Эквивалентным навыком для человеческих младенцев, как я считаю, является способность успокаиваться после истерики или сильного испуга, и именно этот навык я пытался помочь усвоить Эллингтону. Не поймите меня неправильно: я не вылизывал своего сына. Я даже не особенно за ним ухаживал, если быть честным. Но если и существует человеческий эквивалент такому правильному крысиному поведению, то он включает щедрые порции утешения, объятий, разговоров и успокаивания .
И моя жена Пола, и я сам не жалели ничего из этого для Эллингтона, пока он был маленьким. Я полагаю, то, что мы делали это во время младенчества Эллингтона, окажет значительное влияние на его характер и больше скажется на его будущем счастье и успехе, чем все остальные наши действия.
Однако когда Эллингтон стал старше, я выяснил, как это сделали до меня бесчисленные родители, что ему необходимо нечто большее, чем только любовь и объятия. Ему также необходима была дисциплина, правила, границы; нужно было, чтобы кто-то говорил ему «нет» . А больше всего ему были необходимы некоторые небольшие, «детского размера» трудности , возможность падать и подниматься на ноги без посторонней помощи.
Это для меня и Полы было труднее – это не так естественно давалось нам, как объятия и утешения. Я знаю, что это всего лишь начало долгого, трудного пути, который нам предстоит, как и всем родителям, – начало борьбы между нашим побуждением обеспечить своего ребенка всем, защитить его от всякого вреда – и пониманием, что если мы по-настоящему хотим, чтобы он преуспел, то мы должны вначале дать ему потерпеть неудачу. Или, точнее, мы должны помочь ему научиться справляться с неудачами.
Если мы по-настоящему хотим, чтобы наш ребенок преуспел, то мы должны вначале дать ему потерпеть неудачу. Точнее, мы должны помочь ему научиться справляться с неудачами.
Эта идея – важность умения справляться со своими собственными неудачами и учиться на них – красной нитью скрепляет многие главы этой книги.
Именно в этом Элизабет Шпигель, шахматный тренер, была таким хорошим специалистом. Она воспринимала как само собой разумеющееся то, что ее ученики будут не раз терпеть неудачи. С ними сталкивается каждый шахматист. На ее взгляд, главной задачей было не предотвратить эти неудачи; она должна была научить своих подопечных учиться на каждой неудаче, вглядываться в каждую свою неудачу с несгибаемой честностью, точно определять, почему именно они совершили ошибку. Она верила, что если они смогут сделать это, то в следующий раз проявят себя лучше.
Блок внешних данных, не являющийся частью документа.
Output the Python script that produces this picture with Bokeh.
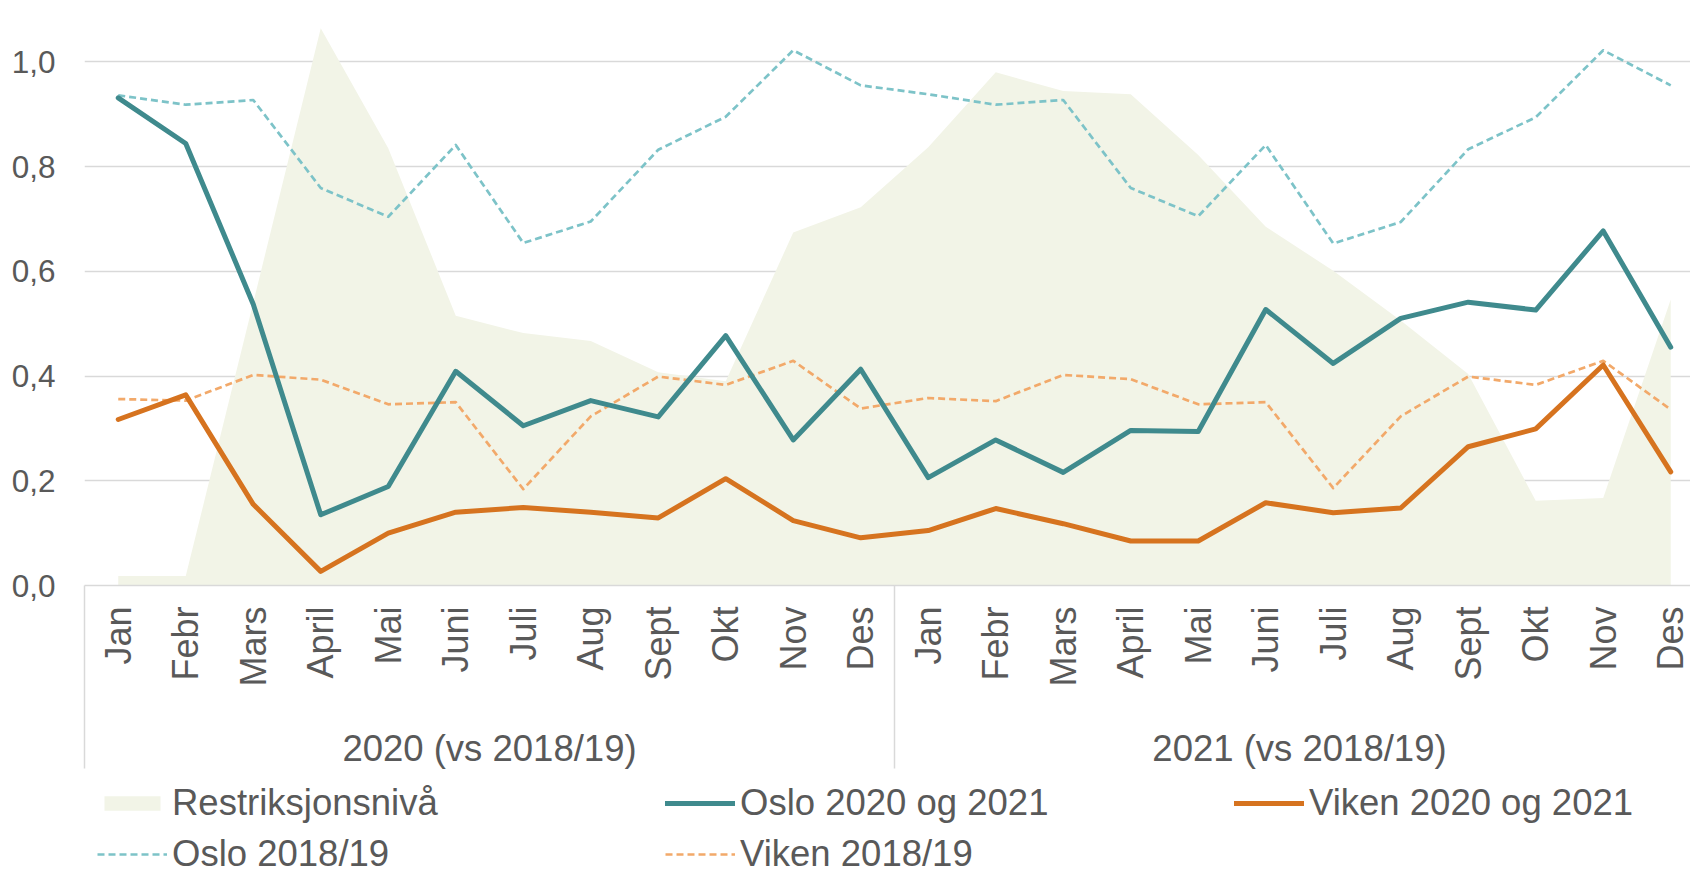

Точно так же, как проявил себя Стив Джобс, придя в Apple во второй раз.
Когда я разговаривал с учителями и администраторами школы Riverdale , а потом, позднее, со многими родителями, учителями и выпускниками частных школ, которые прочли в Times Magazine статью о характере и хотели поговорить о ней, именно этот вопрос их в основном и беспокоил: что их дети были настолько излишне защищены от трудностей, что не развивали в себе способность преодолевать неудачи и учиться на них.
Собирая материал в Riverdale , я часто чувствовал, что напал на след всепроникающей, пусть пока еще и только нарождающейся тревожности, пронизывающей современную культуру богатых людей. Это ощущение, что что-то пошло не так внутри традиционных каналов целеполагания американской меритократии, что молодые люди выпускаются из самых лучших учебных заведений высшего образования с превосходными характеристиками, с прекрасно отточенными навыками сдачи экзаменов – но не имея многого другого, что позволило бы им проложить свой собственный путь в мире.
В наши дни лучшие колледжи выпускают все меньше предпринимателей, меньше мятежников, меньше художников; в сущности, вообще меньше кого угодно – за исключением инвестиционных банкиров и менеджеров-консультантов.
Не так давно New York Times сообщала нам, что 36 процентов свежих выпускников Принстона в 2010 году заняли рабочие места в финансовой индустрии, а еще 26 процентов получили работу в категории, которую Принстон именует «услугами», и среди этих «услуг» лидируют с немалым отрывом консультации по вопросам управления. Иными словами, более чем половина выпуска уходила в инвестиционные банки или консалтинг – и ведь это после того, как с финансовой индустрией в 2008 году едва не произошел полный коллапс (а до экономического кризиса примерно три четверти выпускников Принстона выбирали для себя один из двух этих типов карьер).